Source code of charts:
start
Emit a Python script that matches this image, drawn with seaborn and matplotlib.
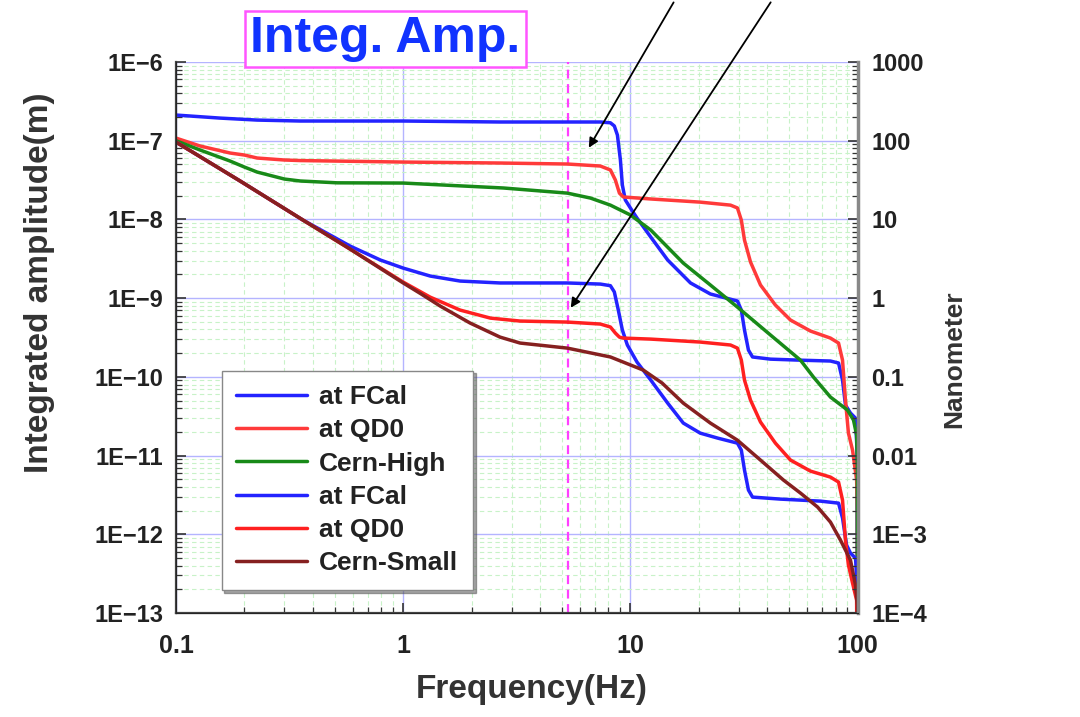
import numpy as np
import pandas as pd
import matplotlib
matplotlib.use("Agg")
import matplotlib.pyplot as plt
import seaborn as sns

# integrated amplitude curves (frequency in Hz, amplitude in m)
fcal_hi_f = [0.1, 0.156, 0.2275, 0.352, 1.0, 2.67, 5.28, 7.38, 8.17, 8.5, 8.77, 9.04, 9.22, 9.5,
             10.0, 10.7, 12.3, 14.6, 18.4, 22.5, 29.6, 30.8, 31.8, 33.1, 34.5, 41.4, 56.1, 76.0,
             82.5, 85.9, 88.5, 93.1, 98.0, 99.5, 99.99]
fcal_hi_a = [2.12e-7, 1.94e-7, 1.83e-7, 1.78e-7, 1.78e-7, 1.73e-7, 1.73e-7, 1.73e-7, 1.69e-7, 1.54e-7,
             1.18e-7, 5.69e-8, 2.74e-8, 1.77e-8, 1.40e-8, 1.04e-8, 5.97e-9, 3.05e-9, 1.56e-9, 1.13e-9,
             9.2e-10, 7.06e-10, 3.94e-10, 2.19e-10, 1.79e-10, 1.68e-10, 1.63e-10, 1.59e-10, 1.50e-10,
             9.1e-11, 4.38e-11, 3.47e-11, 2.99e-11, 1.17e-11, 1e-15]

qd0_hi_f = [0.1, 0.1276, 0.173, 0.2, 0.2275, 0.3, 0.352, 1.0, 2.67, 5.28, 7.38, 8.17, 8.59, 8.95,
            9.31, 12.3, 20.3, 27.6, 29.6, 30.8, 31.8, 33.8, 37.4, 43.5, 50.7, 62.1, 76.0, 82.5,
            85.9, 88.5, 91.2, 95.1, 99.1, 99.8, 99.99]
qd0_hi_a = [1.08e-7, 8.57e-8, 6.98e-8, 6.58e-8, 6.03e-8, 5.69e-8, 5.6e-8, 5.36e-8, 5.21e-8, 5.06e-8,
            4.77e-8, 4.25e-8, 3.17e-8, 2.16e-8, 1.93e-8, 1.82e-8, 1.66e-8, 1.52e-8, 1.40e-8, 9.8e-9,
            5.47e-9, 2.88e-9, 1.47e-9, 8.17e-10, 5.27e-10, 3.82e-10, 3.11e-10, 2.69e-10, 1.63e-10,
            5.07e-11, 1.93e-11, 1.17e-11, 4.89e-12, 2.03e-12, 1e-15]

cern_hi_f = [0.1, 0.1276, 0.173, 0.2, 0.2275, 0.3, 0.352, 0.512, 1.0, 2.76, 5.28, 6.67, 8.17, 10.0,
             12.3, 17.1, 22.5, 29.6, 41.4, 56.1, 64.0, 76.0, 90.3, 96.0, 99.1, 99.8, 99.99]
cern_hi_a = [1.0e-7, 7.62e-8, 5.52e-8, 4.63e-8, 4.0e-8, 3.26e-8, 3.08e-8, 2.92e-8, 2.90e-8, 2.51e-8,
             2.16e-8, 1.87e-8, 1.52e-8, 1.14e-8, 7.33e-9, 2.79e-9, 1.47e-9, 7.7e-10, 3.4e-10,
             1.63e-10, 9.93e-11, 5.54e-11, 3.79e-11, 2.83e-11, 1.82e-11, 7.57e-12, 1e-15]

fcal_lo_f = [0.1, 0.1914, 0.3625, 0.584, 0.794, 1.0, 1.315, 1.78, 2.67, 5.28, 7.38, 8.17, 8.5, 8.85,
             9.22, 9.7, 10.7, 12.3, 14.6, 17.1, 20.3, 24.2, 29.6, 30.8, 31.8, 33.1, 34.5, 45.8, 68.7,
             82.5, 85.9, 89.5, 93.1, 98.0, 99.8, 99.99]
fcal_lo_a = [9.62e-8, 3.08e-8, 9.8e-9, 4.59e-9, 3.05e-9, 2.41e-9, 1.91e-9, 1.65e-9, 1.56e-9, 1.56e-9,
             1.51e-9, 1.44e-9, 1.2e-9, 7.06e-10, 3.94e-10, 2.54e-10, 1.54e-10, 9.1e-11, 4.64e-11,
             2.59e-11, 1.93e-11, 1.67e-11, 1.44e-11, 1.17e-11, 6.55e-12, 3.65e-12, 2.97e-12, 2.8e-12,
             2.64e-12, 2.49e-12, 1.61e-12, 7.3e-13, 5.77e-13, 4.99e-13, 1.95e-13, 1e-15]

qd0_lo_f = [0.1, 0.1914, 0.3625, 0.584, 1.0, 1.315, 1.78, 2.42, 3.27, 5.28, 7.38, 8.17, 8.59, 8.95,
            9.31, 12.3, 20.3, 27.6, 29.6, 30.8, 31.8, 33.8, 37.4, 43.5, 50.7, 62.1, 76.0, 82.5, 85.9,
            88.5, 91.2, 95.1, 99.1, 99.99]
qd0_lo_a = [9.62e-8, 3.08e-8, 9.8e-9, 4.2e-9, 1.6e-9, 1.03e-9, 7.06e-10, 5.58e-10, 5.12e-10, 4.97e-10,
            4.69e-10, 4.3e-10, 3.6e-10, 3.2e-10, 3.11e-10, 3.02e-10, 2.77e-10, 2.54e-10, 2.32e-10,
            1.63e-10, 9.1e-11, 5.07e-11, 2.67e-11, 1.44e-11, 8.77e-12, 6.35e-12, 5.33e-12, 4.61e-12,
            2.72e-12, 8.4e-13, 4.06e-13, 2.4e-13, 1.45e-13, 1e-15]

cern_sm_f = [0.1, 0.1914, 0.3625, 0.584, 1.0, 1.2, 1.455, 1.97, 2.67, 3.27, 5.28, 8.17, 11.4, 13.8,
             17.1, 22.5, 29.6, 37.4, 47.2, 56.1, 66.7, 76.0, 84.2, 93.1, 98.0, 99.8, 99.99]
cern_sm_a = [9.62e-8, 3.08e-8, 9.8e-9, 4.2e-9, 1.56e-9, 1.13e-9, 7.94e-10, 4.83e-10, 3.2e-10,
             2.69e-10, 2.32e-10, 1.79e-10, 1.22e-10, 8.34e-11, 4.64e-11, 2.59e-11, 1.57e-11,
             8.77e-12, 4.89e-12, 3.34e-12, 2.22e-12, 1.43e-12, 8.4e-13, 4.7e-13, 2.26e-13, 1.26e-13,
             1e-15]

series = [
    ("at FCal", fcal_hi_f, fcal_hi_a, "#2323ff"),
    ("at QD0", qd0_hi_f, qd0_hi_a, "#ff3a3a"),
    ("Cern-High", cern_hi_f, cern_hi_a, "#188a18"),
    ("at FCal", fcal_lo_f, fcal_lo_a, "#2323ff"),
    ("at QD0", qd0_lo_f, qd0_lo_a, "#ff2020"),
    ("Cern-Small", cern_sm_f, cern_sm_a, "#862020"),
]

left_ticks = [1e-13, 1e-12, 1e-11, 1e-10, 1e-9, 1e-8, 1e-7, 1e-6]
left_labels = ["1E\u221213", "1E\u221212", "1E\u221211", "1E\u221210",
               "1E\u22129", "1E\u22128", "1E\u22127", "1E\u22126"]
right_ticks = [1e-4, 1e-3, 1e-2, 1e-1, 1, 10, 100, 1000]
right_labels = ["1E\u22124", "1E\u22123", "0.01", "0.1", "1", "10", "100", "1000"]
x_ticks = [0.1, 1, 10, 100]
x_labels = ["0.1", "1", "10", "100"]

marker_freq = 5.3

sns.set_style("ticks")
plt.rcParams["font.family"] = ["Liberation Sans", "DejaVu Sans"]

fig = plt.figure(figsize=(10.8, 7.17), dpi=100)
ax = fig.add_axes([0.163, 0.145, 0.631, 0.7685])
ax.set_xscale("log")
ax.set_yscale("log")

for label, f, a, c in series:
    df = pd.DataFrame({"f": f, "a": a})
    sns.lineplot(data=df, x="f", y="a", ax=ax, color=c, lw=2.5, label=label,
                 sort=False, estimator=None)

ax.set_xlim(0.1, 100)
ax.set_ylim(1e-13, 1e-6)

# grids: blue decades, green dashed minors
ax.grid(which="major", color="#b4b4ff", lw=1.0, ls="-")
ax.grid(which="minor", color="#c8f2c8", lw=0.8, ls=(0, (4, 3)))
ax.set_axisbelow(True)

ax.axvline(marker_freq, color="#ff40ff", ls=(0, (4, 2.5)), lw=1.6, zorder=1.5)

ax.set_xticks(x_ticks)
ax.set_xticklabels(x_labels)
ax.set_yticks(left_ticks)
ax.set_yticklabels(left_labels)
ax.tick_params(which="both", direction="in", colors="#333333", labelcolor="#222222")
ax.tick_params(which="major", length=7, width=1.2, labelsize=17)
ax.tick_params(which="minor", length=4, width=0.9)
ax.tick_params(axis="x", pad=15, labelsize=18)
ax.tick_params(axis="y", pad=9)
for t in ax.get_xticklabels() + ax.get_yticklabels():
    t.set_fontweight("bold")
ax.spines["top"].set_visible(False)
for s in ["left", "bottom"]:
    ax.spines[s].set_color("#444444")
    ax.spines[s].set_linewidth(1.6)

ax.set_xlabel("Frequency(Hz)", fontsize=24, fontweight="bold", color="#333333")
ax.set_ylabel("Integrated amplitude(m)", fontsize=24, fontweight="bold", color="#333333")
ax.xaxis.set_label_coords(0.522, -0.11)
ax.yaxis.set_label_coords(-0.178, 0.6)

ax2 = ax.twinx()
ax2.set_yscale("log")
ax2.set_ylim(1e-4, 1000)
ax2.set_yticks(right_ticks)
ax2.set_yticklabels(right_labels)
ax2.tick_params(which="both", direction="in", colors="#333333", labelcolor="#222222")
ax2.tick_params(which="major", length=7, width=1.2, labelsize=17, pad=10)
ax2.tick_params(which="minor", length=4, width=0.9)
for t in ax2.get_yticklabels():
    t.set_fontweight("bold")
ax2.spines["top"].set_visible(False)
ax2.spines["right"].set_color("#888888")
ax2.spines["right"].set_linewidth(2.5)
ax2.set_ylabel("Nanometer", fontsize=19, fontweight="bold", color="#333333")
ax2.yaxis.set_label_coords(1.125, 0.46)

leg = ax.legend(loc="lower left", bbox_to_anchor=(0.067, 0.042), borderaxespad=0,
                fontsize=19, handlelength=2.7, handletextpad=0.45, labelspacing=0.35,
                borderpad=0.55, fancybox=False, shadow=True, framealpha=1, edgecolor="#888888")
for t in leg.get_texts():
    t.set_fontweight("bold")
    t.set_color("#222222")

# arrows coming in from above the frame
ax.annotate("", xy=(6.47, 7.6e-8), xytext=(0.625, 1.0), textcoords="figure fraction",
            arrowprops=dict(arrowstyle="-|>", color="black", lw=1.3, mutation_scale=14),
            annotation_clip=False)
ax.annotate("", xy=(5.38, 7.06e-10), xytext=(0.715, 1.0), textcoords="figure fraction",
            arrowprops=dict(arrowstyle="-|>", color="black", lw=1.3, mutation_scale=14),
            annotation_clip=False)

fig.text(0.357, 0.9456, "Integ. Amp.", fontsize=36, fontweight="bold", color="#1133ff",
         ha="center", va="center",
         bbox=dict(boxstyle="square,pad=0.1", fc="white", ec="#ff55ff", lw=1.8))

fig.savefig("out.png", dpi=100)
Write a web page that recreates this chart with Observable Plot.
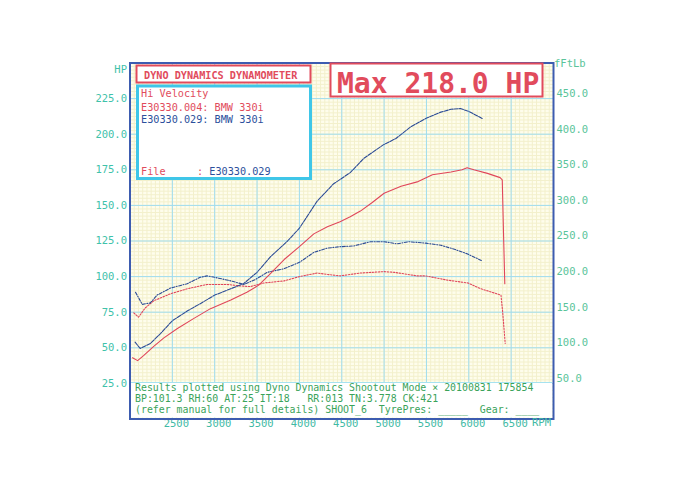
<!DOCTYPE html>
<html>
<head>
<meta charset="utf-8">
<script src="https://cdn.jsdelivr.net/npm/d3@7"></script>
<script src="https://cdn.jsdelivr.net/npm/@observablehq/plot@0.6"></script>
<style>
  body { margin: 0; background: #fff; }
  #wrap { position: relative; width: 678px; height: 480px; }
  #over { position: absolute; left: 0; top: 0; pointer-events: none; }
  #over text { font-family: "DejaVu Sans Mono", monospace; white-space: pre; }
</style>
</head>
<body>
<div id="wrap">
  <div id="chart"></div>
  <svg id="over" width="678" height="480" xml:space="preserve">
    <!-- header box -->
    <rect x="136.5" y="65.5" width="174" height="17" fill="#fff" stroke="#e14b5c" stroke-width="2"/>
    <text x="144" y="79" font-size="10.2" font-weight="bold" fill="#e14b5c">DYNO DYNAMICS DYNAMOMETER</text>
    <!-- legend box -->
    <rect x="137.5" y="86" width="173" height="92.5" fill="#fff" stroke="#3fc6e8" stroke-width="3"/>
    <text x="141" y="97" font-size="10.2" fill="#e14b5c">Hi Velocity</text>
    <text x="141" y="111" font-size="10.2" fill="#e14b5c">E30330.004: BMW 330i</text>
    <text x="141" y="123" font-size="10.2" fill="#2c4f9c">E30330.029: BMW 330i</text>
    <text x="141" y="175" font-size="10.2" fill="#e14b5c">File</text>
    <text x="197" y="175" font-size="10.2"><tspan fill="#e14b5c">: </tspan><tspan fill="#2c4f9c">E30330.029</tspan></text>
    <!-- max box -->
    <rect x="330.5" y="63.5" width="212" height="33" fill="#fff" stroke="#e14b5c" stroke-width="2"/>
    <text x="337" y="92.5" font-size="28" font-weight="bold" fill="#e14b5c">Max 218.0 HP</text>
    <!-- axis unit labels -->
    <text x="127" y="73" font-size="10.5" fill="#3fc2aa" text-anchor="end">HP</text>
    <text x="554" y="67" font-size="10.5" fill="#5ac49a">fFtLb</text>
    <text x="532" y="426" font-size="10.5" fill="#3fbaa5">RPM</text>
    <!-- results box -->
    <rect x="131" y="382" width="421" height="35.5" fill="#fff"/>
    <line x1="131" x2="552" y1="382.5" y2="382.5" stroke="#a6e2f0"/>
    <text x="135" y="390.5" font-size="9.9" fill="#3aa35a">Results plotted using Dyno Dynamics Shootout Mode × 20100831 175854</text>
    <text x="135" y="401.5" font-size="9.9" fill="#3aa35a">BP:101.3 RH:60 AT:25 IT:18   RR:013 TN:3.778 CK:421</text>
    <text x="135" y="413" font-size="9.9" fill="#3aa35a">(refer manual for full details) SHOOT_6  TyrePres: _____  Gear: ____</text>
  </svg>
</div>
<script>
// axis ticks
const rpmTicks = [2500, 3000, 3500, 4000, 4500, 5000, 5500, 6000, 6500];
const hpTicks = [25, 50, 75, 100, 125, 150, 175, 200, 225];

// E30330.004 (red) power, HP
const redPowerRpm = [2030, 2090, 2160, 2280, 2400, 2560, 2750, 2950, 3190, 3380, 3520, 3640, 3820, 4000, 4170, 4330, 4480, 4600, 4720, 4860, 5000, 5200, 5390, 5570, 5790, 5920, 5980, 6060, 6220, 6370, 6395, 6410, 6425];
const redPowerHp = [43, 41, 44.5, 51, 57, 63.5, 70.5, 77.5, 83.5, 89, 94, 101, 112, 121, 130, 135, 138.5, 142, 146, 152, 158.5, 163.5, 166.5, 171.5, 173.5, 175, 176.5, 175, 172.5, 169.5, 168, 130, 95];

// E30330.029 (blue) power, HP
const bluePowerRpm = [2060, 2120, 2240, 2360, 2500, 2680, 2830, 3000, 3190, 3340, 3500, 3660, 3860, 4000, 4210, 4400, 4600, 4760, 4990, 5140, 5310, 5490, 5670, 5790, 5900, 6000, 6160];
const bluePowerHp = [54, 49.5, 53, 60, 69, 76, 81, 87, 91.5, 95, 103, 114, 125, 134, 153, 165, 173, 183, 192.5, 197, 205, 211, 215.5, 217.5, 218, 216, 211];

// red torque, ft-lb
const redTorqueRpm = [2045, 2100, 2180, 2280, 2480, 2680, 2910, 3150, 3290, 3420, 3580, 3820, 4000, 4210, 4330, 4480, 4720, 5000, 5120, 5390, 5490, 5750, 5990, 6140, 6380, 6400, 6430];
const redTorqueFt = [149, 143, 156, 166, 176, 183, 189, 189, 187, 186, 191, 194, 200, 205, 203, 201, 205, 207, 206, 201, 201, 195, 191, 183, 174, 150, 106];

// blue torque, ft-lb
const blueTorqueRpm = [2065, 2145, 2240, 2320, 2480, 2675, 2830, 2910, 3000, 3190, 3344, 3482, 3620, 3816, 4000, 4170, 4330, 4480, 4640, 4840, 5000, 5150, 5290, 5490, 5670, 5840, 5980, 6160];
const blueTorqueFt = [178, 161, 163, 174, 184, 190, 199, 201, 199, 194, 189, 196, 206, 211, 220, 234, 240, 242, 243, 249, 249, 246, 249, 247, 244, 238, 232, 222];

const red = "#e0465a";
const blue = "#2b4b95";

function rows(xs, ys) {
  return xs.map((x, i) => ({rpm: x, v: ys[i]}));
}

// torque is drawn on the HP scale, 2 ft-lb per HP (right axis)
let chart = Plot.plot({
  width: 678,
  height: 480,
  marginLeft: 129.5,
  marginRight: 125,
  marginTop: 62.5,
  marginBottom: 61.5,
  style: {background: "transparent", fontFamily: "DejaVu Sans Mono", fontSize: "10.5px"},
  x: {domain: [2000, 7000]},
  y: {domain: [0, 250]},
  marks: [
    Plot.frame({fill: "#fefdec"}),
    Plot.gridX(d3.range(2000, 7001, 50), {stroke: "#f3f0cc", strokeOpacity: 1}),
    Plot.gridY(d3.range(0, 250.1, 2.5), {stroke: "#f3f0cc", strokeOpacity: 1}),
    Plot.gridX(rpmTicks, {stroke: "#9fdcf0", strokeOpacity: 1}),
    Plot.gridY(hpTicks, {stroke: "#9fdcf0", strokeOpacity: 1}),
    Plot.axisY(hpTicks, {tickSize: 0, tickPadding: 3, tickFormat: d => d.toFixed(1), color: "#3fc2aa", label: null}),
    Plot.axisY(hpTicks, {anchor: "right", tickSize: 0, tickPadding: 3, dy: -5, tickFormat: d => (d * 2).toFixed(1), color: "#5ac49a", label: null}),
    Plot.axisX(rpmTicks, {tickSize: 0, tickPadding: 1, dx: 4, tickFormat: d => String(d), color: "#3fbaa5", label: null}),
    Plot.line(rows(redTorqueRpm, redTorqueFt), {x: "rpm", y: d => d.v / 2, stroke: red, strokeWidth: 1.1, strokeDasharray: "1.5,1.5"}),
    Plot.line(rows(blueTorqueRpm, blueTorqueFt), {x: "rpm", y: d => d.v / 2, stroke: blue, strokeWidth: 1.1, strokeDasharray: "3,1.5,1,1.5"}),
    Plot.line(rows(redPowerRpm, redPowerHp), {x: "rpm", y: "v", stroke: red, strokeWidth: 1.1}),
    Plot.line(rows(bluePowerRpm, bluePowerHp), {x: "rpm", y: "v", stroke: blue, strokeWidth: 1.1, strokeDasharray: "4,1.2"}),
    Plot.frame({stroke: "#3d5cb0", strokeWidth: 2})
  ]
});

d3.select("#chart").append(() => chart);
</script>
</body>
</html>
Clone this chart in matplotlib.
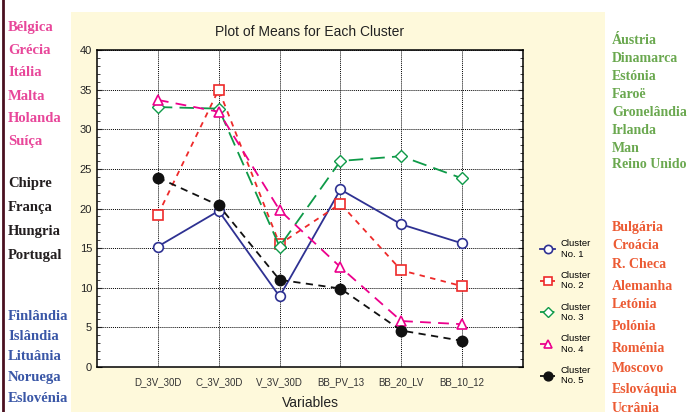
end
REQUIRED WORK: Copy the records above from the first line through the line containing "import seaborn as sns", both included, and leave out any pictures.

REPLY TO THE EXERCISE:
Emit a Python script that matches this image, drawn with seaborn and matplotlib.
import numpy as np
import pandas as pd
import matplotlib
matplotlib.use("Agg")
import matplotlib.pyplot as plt
import seaborn as sns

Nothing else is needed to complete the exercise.